Material
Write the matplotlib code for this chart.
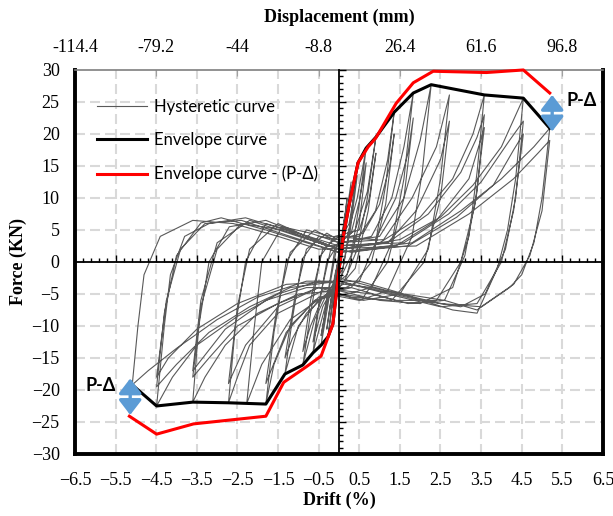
import numpy as np
import matplotlib
matplotlib.use("Agg")
import matplotlib.pyplot as plt
from matplotlib.ticker import FixedLocator, MultipleLocator
from matplotlib.patches import FancyArrowPatch

# ---- data (drift %, force kN) ----
# hysteretic response, one cycle per line
hyst_drift = [
    0.00, 0.05, 0.10, 0.06, 0.00, -0.05, -0.10, -0.06, 0.00,
    0.08, 0.15, 0.08, -0.02, -0.08, -0.15, -0.08, 0.02,
    0.10, 0.20, 0.10, -0.05, -0.15, -0.27, -0.15, 0.00,
    0.15, 0.30, 0.15, -0.10, -0.20, -0.30, -0.15, 0.05,
    0.20, 0.45, 0.30, 0.10, -0.20, -0.44, -0.30, -0.10,
    0.25, 0.45, 0.28, 0.05, -0.25, -0.44, -0.25, -0.05,
    0.20, 0.45, 0.67, 0.50, 0.30, 0.00, -0.30, -0.64, -0.50, -0.30, 0.00,
    0.30, 0.50, 0.67, 0.50, 0.20, -0.10, -0.40, -0.64, -0.45, -0.20, 0.10,
    0.40, 0.70, 0.91, 0.70, 0.45, 0.10, -0.30, -0.60, -0.89, -0.70, -0.45, -0.10,
    0.50, 0.75, 0.91, 0.72, 0.40, 0.00, -0.40, -0.70, -0.89, -0.70, -0.40, 0.00,
    0.50, 0.90, 1.20, 1.36, 1.15, 0.90, 0.50, 0.00, -0.50, -1.00, -1.33, -1.15, -0.90, -0.50, 0.00,
    0.60, 1.00, 1.25, 1.36, 1.15, 0.80, 0.30, -0.30, -0.80, -1.15, -1.33, -1.10, -0.80, -0.30, 0.10,
    0.80, 1.30, 1.60, 1.83, 1.60, 1.30, 0.80, 0.20, -0.50, -1.20, -1.60, -1.80, -1.60, -1.30, -0.80, -0.20,
    0.90, 1.40, 1.70, 1.83, 1.60, 1.20, 0.60, 0.00, -0.60, -1.30, -1.80, -1.55, -1.20, -0.60, 0.00,
    1.00, 1.60, 2.00, 2.27, 2.05, 1.80, 1.20, 0.50, -0.30, -1.20, -1.90, -2.27, -2.10, -1.90, -1.40, -0.70, 0.00,
    1.10, 1.80, 2.40, 2.72, 2.50, 2.20, 1.50, 0.60, -0.40, -1.50, -2.20, -2.50, -2.72, -2.55, -2.30, -1.80, -1.00, 0.00,
    1.20, 1.90, 2.50, 2.72, 2.50, 2.10, 1.30, 0.30, -0.50, -1.50, -2.30, -2.72, -2.50, -2.20, -1.50, -0.80, 0.00,
    1.00, 2.00, 2.80, 3.30, 3.58, 3.40, 3.20, 2.80, 2.00, 1.00, 0.00, -1.00, -2.00, -2.80, -3.30, -3.60, -3.45, -3.20, -2.70, -1.80, -0.80, 0.00,
    1.20, 2.20, 3.00, 3.40, 3.58, 3.40, 3.10, 2.60, 1.70, 0.80, -0.50, -1.50, -2.50, -3.20, -3.60, -3.40, -3.00, -2.40, -1.40, -0.50, 0.30,
    1.40, 2.40, 3.20, 3.58, 3.35, 3.00, 2.40, 1.40, 0.30, -0.80, -1.80, -2.80, -3.60, -3.40, -3.00, -2.20, -1.00, 0.00,
    1.50, 2.50, 3.30, 4.00, 4.54, 4.35, 4.15, 3.90, 3.40, 2.80, 1.80, 0.80, -0.50, -1.50, -2.50, -3.50, -4.10, -4.49, -4.30, -4.15, -3.80, -3.20, -2.30, -1.30, -0.30,
    1.60, 2.70, 3.50, 4.20, 4.54, 4.35, 4.10, 3.60, 3.00, 2.00, 1.00, 0.00, -1.20, -2.20, -3.20, -4.00, -4.49, -4.30, -4.00, -3.40, -2.90, -1.80, -0.80, 0.00,
    1.70, 2.90, 3.80, 4.30, 4.54, 4.30, 4.00, 3.40, 2.50, 1.20, 0.00, -1.30, -2.50, -3.50, -4.20, -4.49, -4.25, -3.90, -3.30, -2.40, -1.20, 0.00,
    1.80, 3.00, 4.00, 4.80, 5.19, 5.00, 4.80, 4.50, 4.20, 3.40, 2.60, 1.60, 0.50, -0.80, -2.00, -3.00, -4.00, -4.70, -5.09, -4.95, -4.80, -4.40, -3.60, -2.60, -1.50, -0.50,
    1.90, 3.20, 4.30, 4.90, 5.19, 5.00, 4.70, 4.30, 3.50, 2.50, 1.20, 0.00,
]
hyst_force = [
    0.0, 2.5, 4.0, 2.0, -0.5, -2.5, -4.2, -2.0, 0.5,
    4.5, 7.5, 3.5, -1.0, -4.5, -7.0, -3.0, 1.0,
    5.0, 10.0, 4.0, -1.5, -6.5, -11.7, -5.0, 1.5,
    6.0, 12.5, 4.5, -2.0, -6.0, -10.5, -4.0, 2.0,
    7.0, 15.5, 7.0, -1.0, -4.0, -13.0, -6.0, 2.0,
    6.0, 13.5, 5.0, -2.5, -5.0, -11.5, -4.5, 2.5,
    4.0, 10.0, 17.8, 9.0, 1.0, -3.0, -6.0, -14.2, -7.0, 0.0, 3.0,
    4.5, 9.5, 15.5, 6.0, -2.0, -3.5, -7.0, -12.5, -5.0, 2.0, 3.5,
    5.0, 11.0, 19.5, 10.0, 2.0, -3.5, -5.0, -9.0, -16.1, -8.0, 1.0, 4.0,
    5.0, 10.0, 17.0, 8.0, -1.0, -4.0, -5.5, -10.0, -14.0, -6.0, 2.0, 4.0,
    4.0, 8.0, 16.0, 23.4, 12.0, 3.0, -3.0, -4.5, -6.0, -10.0, -17.5, -9.0, 0.5, 4.0, 3.5,
    4.5, 9.0, 15.0, 20.0, 9.0, 0.0, -4.0, -5.0, -8.0, -12.0, -15.0, -6.0, 2.0, 4.5, 3.0,
    4.0, 10.0, 18.0, 26.4, 13.0, 3.0, -4.0, -5.0, -5.5, -10.0, -16.0, -22.2, -11.0, 0.0, 5.0, 4.0,
    3.5, 10.0, 17.0, 22.5, 10.0, 0.0, -5.5, -5.0, -6.0, -11.0, -19.0, -8.0, 1.5, 5.0, 3.0,
    4.0, 10.0, 19.0, 27.7, 14.0, 4.0, -4.5, -6.0, -5.0, -9.0, -16.0, -22.1, -11.0, 0.0, 5.5, 4.5, 3.0,
    3.5, 10.0, 18.0, 26.1, 13.0, 2.0, -5.0, -6.0, -4.5, -8.0, -13.0, -18.0, -22.0, -10.0, 0.0, 6.0, 4.5, 2.5,
    3.0, 8.0, 16.0, 22.0, 10.0, 0.0, -6.0, -5.5, -4.0, -7.0, -13.0, -19.0, -7.0, 2.0, 6.0, 4.0, 2.0,
    3.0, 7.0, 13.0, 20.0, 26.1, 14.0, 4.0, -4.0, -6.5, -6.0, -4.5, -5.0, -8.0, -13.0, -18.0, -21.9, -10.0, 0.0, 5.5, 6.5, 4.0, 2.0,
    3.0, 7.5, 14.0, 19.5, 23.0, 11.0, 1.0, -6.0, -6.5, -5.0, -4.0, -6.5, -10.0, -15.0, -18.0, -7.0, 2.0, 6.0, 5.0, 3.0, 1.5,
    2.5, 6.5, 13.0, 21.0, 9.0, 0.0, -6.0, -6.0, -4.0, -4.0, -6.0, -10.5, -17.0, -6.0, 3.0, 6.5, 4.0, 2.0,
    3.5, 7.0, 12.0, 18.0, 25.6, 13.0, 5.0, -1.0, -8.0, -7.5, -5.5, -4.0, -3.0, -5.0, -8.5, -13.0, -18.0, -22.5, -10.0, -2.0, 4.0, 6.0, 6.9, 5.0, 2.5,
    3.0, 7.5, 12.5, 19.0, 22.0, 10.0, 2.0, -5.0, -7.0, -6.0, -4.5, -3.0, -4.0, -7.0, -11.0, -16.0, -19.5, -8.0, 1.0, 6.1, 6.9, 5.0, 3.0, 1.5,
    2.5, 7.0, 12.0, 17.5, 20.0, 8.0, 0.0, -6.5, -7.0, -5.0, -3.0, -3.5, -6.5, -10.5, -15.0, -18.0, -6.0, 2.0, 6.0, 6.5, 4.0, 1.5,
    3.0, 8.0, 13.0, 18.0, 20.9, 10.0, 3.0, -2.0, -4.0, -7.5, -6.0, -5.0, -3.0, -3.0, -5.5, -9.0, -13.5, -17.0, -19.2, -10.0, -2.0, 4.0, 6.5, 6.0, 4.0, 2.0,
    2.5, 7.5, 13.0, 17.0, 19.0, 8.0, 1.0, -3.5, -7.0, -6.5, -4.5, -2.5,
]

# envelope curves
env_drift = [-5.09, -4.49, -3.60, -2.72, -1.80, -1.33, -0.89, -0.64, -0.44, -0.27, -0.15, 0.00,
             0.12, 0.25, 0.47, 0.67, 0.91, 1.36, 1.83, 2.27, 3.58, 4.54, 5.19]
env_force = [-19.2, -22.5, -21.9, -22.0, -22.2, -17.5, -16.1, -14.2, -13.0, -11.7, -9.7, -1.3,
             4.5, 8.9, 15.5, 17.8, 19.5, 23.4, 26.4, 27.7, 26.1, 25.6, 20.9]

pd_drift = [-5.16, -4.49, -3.58, -1.80, -1.36, -0.81, -0.44, -0.15, 0.00,
            0.12, 0.25, 0.47, 0.72, 0.91, 1.41, 1.83, 2.32, 3.63, 4.54, 5.19]
pd_force = [-24.1, -26.9, -25.3, -24.1, -18.8, -16.4, -14.7, -9.7, -1.3,
            4.5, 8.9, 15.5, 18.0, 19.4, 24.8, 28.0, 29.8, 29.6, 30.0, 26.4]

x_ticks = [-6.5, -5.5, -4.5, -3.5, -2.5, -1.5, -0.5, 0.5, 1.5, 2.5, 3.5, 4.5, 5.5, 6.5]
mm_ticks = [-114.4, -79.2, -44, -8.8, 26.4, 61.6, 96.8]
mm_labels = ["-114.4", "-79.2", "-44", "-8.8", "26.4", "61.6", "96.8"]
mm_per_drift = 17.6

serif = "Liberation Serif"
sans = "Lato"

fig = plt.figure(figsize=(6.13, 5.16), dpi=100)
ax = fig.add_axes([0.1223, 0.1202, 0.8613, 0.7442])
ax.set_xlim(-6.5, 6.5)
ax.set_ylim(-30, 30)

# dashed grid
grid_kw = dict(color="#d9d9d9", lw=1.5, ls=(0, (4.8, 2.4)), zorder=0)
for x in x_ticks[1:-1]:
    ax.axvline(x, **grid_kw)
for y in range(-25, 30, 5):
    ax.axhline(y, **grid_kw)

ax.plot(hyst_drift, hyst_force, color="#595959", lw=0.8, label="Hysteretic curve", zorder=2)
ax.plot(env_drift, env_force, color="black", lw=2.2, label="Envelope curve", zorder=3)
ax.plot(pd_drift, pd_force, color="#ff0000", lw=2.2, label="Envelope curve - (P-\u0394)",
        zorder=4, clip_on=False)

# frame
for s in ["left", "bottom", "right"]:
    ax.spines[s].set_linewidth(2.8)
    ax.spines[s].set_color("black")
ax.spines["top"].set_linewidth(1.2)
ax.spines["top"].set_color("#7f7f7f")

ax.set_xticks(x_ticks)
ax.set_yticks(range(-30, 31, 5))
ax.tick_params(length=0, labelsize=13)
ax.tick_params(axis="x", pad=13)
ax.tick_params(axis="y", pad=11)
for lab in ax.get_xticklabels() + ax.get_yticklabels():
    lab.set_fontfamily(serif)
ax.set_xlabel("Drift (%)", fontsize=13, fontweight="bold", family=serif, labelpad=2)
ax.set_ylabel("Force (KN)", fontsize=13, fontweight="bold", family=serif, labelpad=3)

# centre axes with ticks
axc = fig.add_axes(ax.get_position(), frameon=True)
axc.patch.set_alpha(0)
axc.set_xlim(-6.5, 6.5)
axc.set_ylim(-30, 30)
axc.spines["left"].set_position(("data", 0))
axc.spines["bottom"].set_position(("data", 0))
axc.spines["top"].set_visible(False)
axc.spines["right"].set_visible(False)
for s in ["left", "bottom"]:
    axc.spines[s].set_linewidth(1.3)
axc.xaxis.set_major_locator(FixedLocator(x_ticks))
axc.xaxis.set_minor_locator(FixedLocator(np.arange(-6.5, 6.51, 0.2)))
axc.yaxis.set_major_locator(MultipleLocator(5))
axc.yaxis.set_minor_locator(MultipleLocator(1))
axc.tick_params(which="both", direction="in", labelbottom=False, labelleft=False, width=1)
axc.tick_params(which="major", length=5)
axc.tick_params(which="minor", length=3)

# top displacement axis
sec = ax.secondary_xaxis("top", functions=(lambda d: d * mm_per_drift, lambda m: m / mm_per_drift))
sec.set_xticks(mm_ticks)
sec.set_xticklabels(mm_labels)
sec.tick_params(direction="in", length=4, color="#a0a0a0", labelsize=13, pad=10)
for lab in sec.get_xticklabels():
    lab.set_fontfamily(serif)
sec.spines["top"].set_visible(False)
sec.set_xlabel("Displacement (mm)", fontsize=13, fontweight="bold", family=serif, labelpad=12)

# legend
leg = ax.legend(loc="upper left", bbox_to_anchor=(0.014, 0.964), frameon=False,
                prop={"family": sans, "size": 12}, handlelength=3.0, labelspacing=1.05,
                handletextpad=0.4)

# P-Delta arrows
arrow_kw = dict(arrowstyle="<|-|>,head_length=0.6,head_width=0.46", mutation_scale=15,
                color="#5b9bd5", lw=2.4, zorder=6, shrinkA=0, shrinkB=0)
ax.add_patch(FancyArrowPatch((5.25, 20.4), (5.25, 26.1), **arrow_kw))
ax.add_patch(FancyArrowPatch((-5.14, -23.9), (-5.14, -18.2), **arrow_kw))
ax.text(5.6, 25.2, "P-\u0394", fontsize=13, fontweight="bold", family=sans, va="center", ha="left")
ax.text(-5.5, -19.3, "P-\u0394", fontsize=13, fontweight="bold", family=sans, va="center", ha="right")

fig.savefig("out.png", dpi=100)
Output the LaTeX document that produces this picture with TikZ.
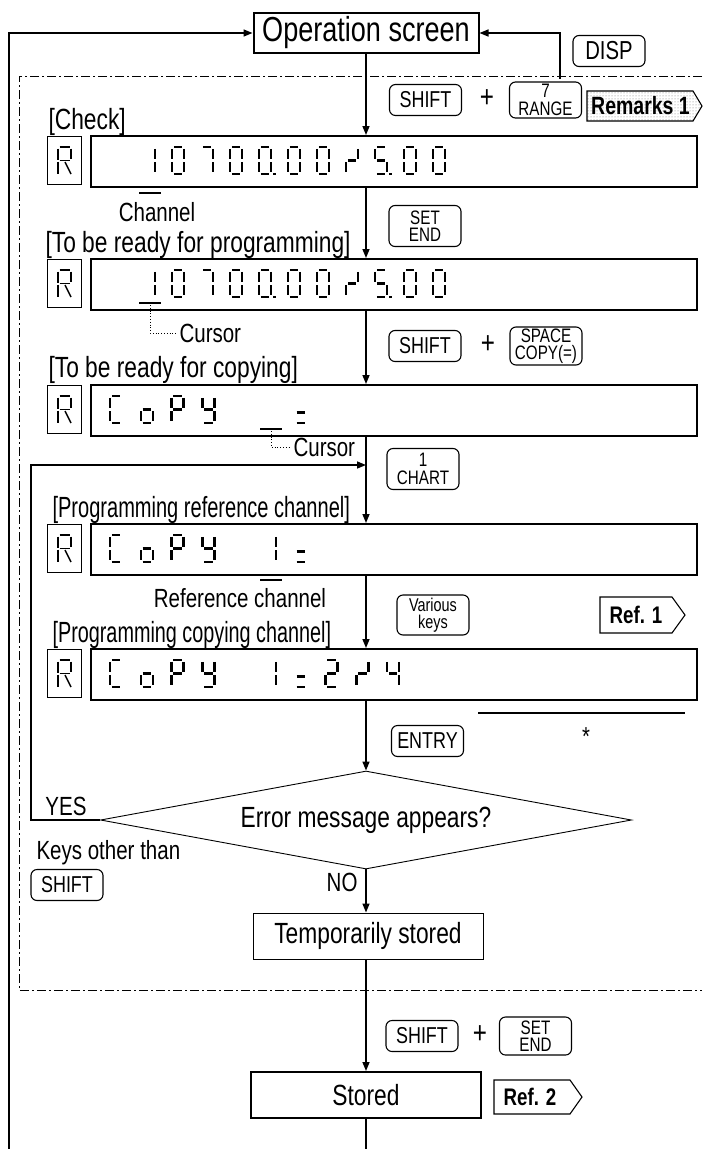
\documentclass[tikz,border=0pt]{standalone}
\usepackage{graphicx}
\usepackage{fontspec}
\setmainfont{Liberation Sans}[FakeStretch=0.78]
\usetikzlibrary{arrows.meta,patterns,shapes.geometric}

% seven-segment character: x, y(top), flags a b c d e f g p
\newcommand\dg[3]{\begin{scope}[shift={(#1,#2)}]\dgx#3\relax\end{scope}}
\def\dgx#1#2#3#4#5#6#7#8\relax{%
 \ifnum#1=1 \draw[seg] (1.8,0)--(10.2,0);\fi
 \ifnum#2=1 \draw[seg] (12,1.8)--(12,11.7);\fi
 \ifnum#3=1 \draw[seg] (12,15.3)--(12,25.2);\fi
 \ifnum#4=1 \draw[seg] (1.8,27)--(10.2,27);\fi
 \ifnum#5=1 \draw[seg] (0,15.3)--(0,25.2);\fi
 \ifnum#6=1 \draw[seg] (0,1.8)--(0,11.7);\fi
 \ifnum#7=1 \draw[seg] (1.8,13.5)--(10.2,13.5);\fi
 \ifnum#8=1 \fill (14.2,25.6) rectangle (16.8,28.2);\fi
 \ifnum#8=2 \draw[seg] (1.8,16.5)--(10.2,16.5);\draw[seg] (1.8,27)--(10.2,27);\fi
}
% segmented R
\newcommand\rg[2]{\begin{scope}[shift={(#1,#2)},line width=1.5pt]
 \draw (0,1.5)--(0,12.5); \draw (0,14.5)--(0,27);
 \draw (1.5,0)--(11.5,0); \draw (13,1.5)--(13,12);
 \draw (1.5,13.5)--(11.5,13.5); \draw (7,15)--(13,27);
\end{scope}}
% CoPY prefix at top y
\newcommand\copyw[1]{%
 \dg{110}{#1}{10011100}\dg{140.8}{#1}{00111010}%
 \dg{171.6}{#1}{11001110}\dg{202.4}{#1}{01110110}}

\begin{document}
\begin{tikzpicture}[x=1pt,y=-1pt,
 flow/.style={line width=1.5pt,-{Triangle[length=9pt,width=7pt]}},
 plain/.style={line width=1.5pt},
 key/.style={draw,rounded corners=6pt,line width=1.1pt,inner sep=0pt,align=center,minimum width=72pt,minimum height=31pt},
 disp/.style={draw,line width=2.2pt,inner sep=0pt,minimum width=606pt,minimum height=51pt,anchor=north west},
 rbox/.style={draw,line width=0.9pt,inner sep=0pt,minimum width=34pt,minimum height=48pt},
 seg/.style={line width=2.5pt},
 big/.style={font=\fontsize{29.2}{31}\selectfont},
 med/.style={font=\fontsize{26.3}{28}\selectfont},
 keyf/.style={font=\fontsize{23}{23}\selectfont},
 twof/.style={font=\fontsize{19.5}{17.5}\selectfont},
 plus/.style={font=\fontsize{31}{31}\selectfont},
 tagf/.style={font=\bfseries\fontsize{24}{24}\selectfont},
 dashdot/.style={line width=1pt,dash pattern=on 9pt off 3pt on 2pt off 3pt},
 tag/.style={line width=1.1pt},
 leader/.style={line width=0.8pt,dotted},
 bar/.style={line width=2.6pt}]
\useasboundingbox (0,0) rectangle (702,1149);

% dash-dot frame
\draw[dashdot] (702,76) -- (19,76) -- (19,990) -- (702,990);

% operation screen
\node[draw,line width=2pt,minimum width=225pt,minimum height=40pt,inner sep=0pt,font=\fontsize{34.7}{36}\selectfont] (op) at (366,33) {Operation screen};
\coordinate (top) at (9,1149);
\draw[flow] (top) |- (op.west);
\node[key,font=\fontsize{26}{26}\selectfont] (disp) at (609,51) {DISP};
\coordinate (dispc) at (560,79);
\draw[flow] (dispc) |- (op.east);

% row 1 keys
\node[key,keyf] (sh1) at (425.5,100) {SHIFT};
\node[plus] (pl1) at (487,99) {+};
\node[key,minimum height=36pt,twof] (rng) at (545.5,100) {7\\RANGE};
\draw[tag,pattern=dots,pattern color=black!55] (587,91) -- (693,91) -- (702,106) -- (693,121) -- (587,121) -- cycle;
\node[font=\bfseries\fontsize{25}{25}\selectfont,anchor=west,inner sep=0pt] (rem) at (591,106) {Remarks 1};

% display 1
\node[big,anchor=base west] (l1) at (45,129) {[Check]};
\node[disp] (d1) at (90,135) {};
\node[rbox] (r1) at (64,160.5) {};
\rg{58}{147}
\dg{143}{147}{01100000}\dg{172}{147}{11111100}\dg{201}{147}{11100000}
\dg{230}{147}{11111100}\dg{259}{147}{11111101}\dg{288}{147}{11111100}
\dg{317}{147}{11111100}\dg{346}{147}{01001010}\dg{375}{147}{10110111}
\dg{404}{147}{11111100}\dg{433}{147}{11111100}
\draw[bar] (139,193) -- (161,193);
\node[med] (ch) at (157,212) {Channel};
\node[key,minimum height=41pt,twof] (se1) at (425,226) {SET\\END};

% display 2
\node[big,anchor=base west] (l2) at (42,252) {[To be ready for programming]};
\node[disp] (d2) at (90,258) {};
\node[rbox] (r2) at (64,283.5) {};
\rg{58}{270}
\dg{143}{270}{01100000}\dg{172}{270}{11111100}\dg{201}{270}{11100000}
\dg{230}{270}{11111100}\dg{259}{270}{11111101}\dg{288}{270}{11111100}
\dg{317}{270}{11111100}\dg{346}{270}{01001010}\dg{375}{270}{10110111}
\dg{404}{270}{11111100}\dg{433}{270}{11111100}
\draw[bar] (139,303) -- (161,303);
\node[med,anchor=west] (cu1) at (176,333) {Cursor};
\draw[leader] (150,305) |- (cu1.west);
\node[key,keyf] (sh2) at (425,346) {SHIFT};
\node[plus] (pl2) at (488,345) {+};
\node[key,minimum height=38pt,twof] (sp) at (546,346) {SPACE\\COPY(=)};

% display 3
\node[big,anchor=base west] (l3) at (45,377) {[To be ready for copying]};
\node[disp] (d3) at (90,384) {};
\node[rbox] (r3) at (64,409.5) {};
\rg{58}{396}
\copyw{396}
\draw[bar] (260,429) -- (282,429);
\dg{294.8}{396}{00000002}
\node[med,anchor=west] (cu2) at (290,447) {Cursor};
\draw[leader] (271,431) |- (cu2.west);

% loop target and CHART key
\coordinate (lpc) at (366,465);
\coordinate (lpl) at (31,465);
\node[key,minimum height=41pt,twof] (cht) at (423,469) {1\\CHART};

% display 4
\node[big,anchor=base west] (l4) at (49,517) {\scalebox{0.88}[1]{[Programming reference channel]}};
\node[disp] (d4) at (90,523) {};
\node[rbox] (r4) at (64,548.5) {};
\rg{58}{535}
\copyw{535}
\dg{264}{535}{01100000}\dg{294.8}{535}{00000002}
\draw[bar] (260,580) -- (282,580);
\node[med] (rc) at (240,598) {Reference channel};
\node[key,minimum height=40pt,font=\fontsize{18.5}{17}\selectfont] (var) at (433,615) {Various\\keys};
\draw[tag] (600,597) -- (672,597) -- (685,615) -- (672,633) -- (600,633) -- cycle;
\node[tagf] (ref1) at (636,615) {Ref. 1};

% display 5
\node[big,anchor=base west] (l5) at (49,642) {\scalebox{0.87}[1]{[Programming copying channel]}};
\node[disp] (d5) at (90,648) {};
\node[rbox] (r5) at (64,673.5) {};
\rg{58}{660}
\copyw{660}
\dg{264}{660}{01100000}\dg{294.8}{660}{00000002}
\dg{325.6}{660}{11011010}\dg{356.4}{660}{01001010}\dg{387.2}{660}{01100110}

\draw[line width=1.3pt] (478,713) -- (685,713);
\node[key,keyf] (ent) at (427.5,741) {ENTRY};
\node[font=\fontsize{26}{26}\selectfont] (ast) at (586,737) {*};

% decision
\node[diamond,draw,line width=0.9pt,minimum width=531pt,minimum height=98pt,inner sep=0pt] (dia) at (366,820) {};
\node[big] (em) at (366,820) {Error message appears?};
\node[med] (yes) at (66,806) {YES};
\draw[flow] (dia.west) -| (lpl) -- (lpc);
\node[med,anchor=west] (kot) at (33,853) {Keys other than};
\node[key,keyf] (sh3) at (67,885) {SHIFT};
\node[med,anchor=east] (no) at (361,882) {NO};

\node[draw,line width=1pt,minimum width=230pt,minimum height=46pt,big,inner sep=0pt] (tmp) at (368,936) {Temporarily stored};

% bottom
\node[key,keyf] (sh4) at (422,1036) {SHIFT};
\node[plus] (pl3) at (480,1035) {+};
\node[key,minimum height=38pt,twof] (se2) at (535.5,1036) {SET\\END};
\node[draw,line width=2pt,minimum width=230pt,minimum height=46pt,big,inner sep=0pt] (st) at (366,1095) {Stored};
\draw[tag] (494,1080) -- (570,1080) -- (582,1097) -- (570,1114) -- (494,1114) -- cycle;
\node[tagf] (ref2) at (530,1097) {Ref. 2};
\coordinate (bot) at (366,1149);

% main flow
\draw[flow] (op.south) -- (op.south |- d1.north);
\draw[flow] (op.south |- d1.south) -- (op.south |- d2.north);
\draw[flow] (op.south |- d2.south) -- (op.south |- d3.north);
\draw[flow] (op.south |- d3.south) -- (op.south |- d4.north);
\draw[flow] (op.south |- d4.south) -- (op.south |- d5.north);
\draw[flow] (op.south |- d5.south) -- (dia.north);
\draw[flow] (dia.south) -- (dia.south |- tmp.north);
\draw[flow] (dia.south |- tmp.south) -- (dia.south |- st.north);
\draw[plain] (st.south) -- (bot);
\end{tikzpicture}
\end{document}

Short task
Give back exactly the lines from the first line of the data through the line with "from matplotlib.patches import", pictures excluded.

Solution below
Write the matplotlib code for this chart.
import numpy as np
import matplotlib
matplotlib.use("Agg")
import matplotlib.pyplot as plt
from matplotlib.ticker import FixedLocator, MultipleLocator
from matplotlib.patches import FancyArrowPatch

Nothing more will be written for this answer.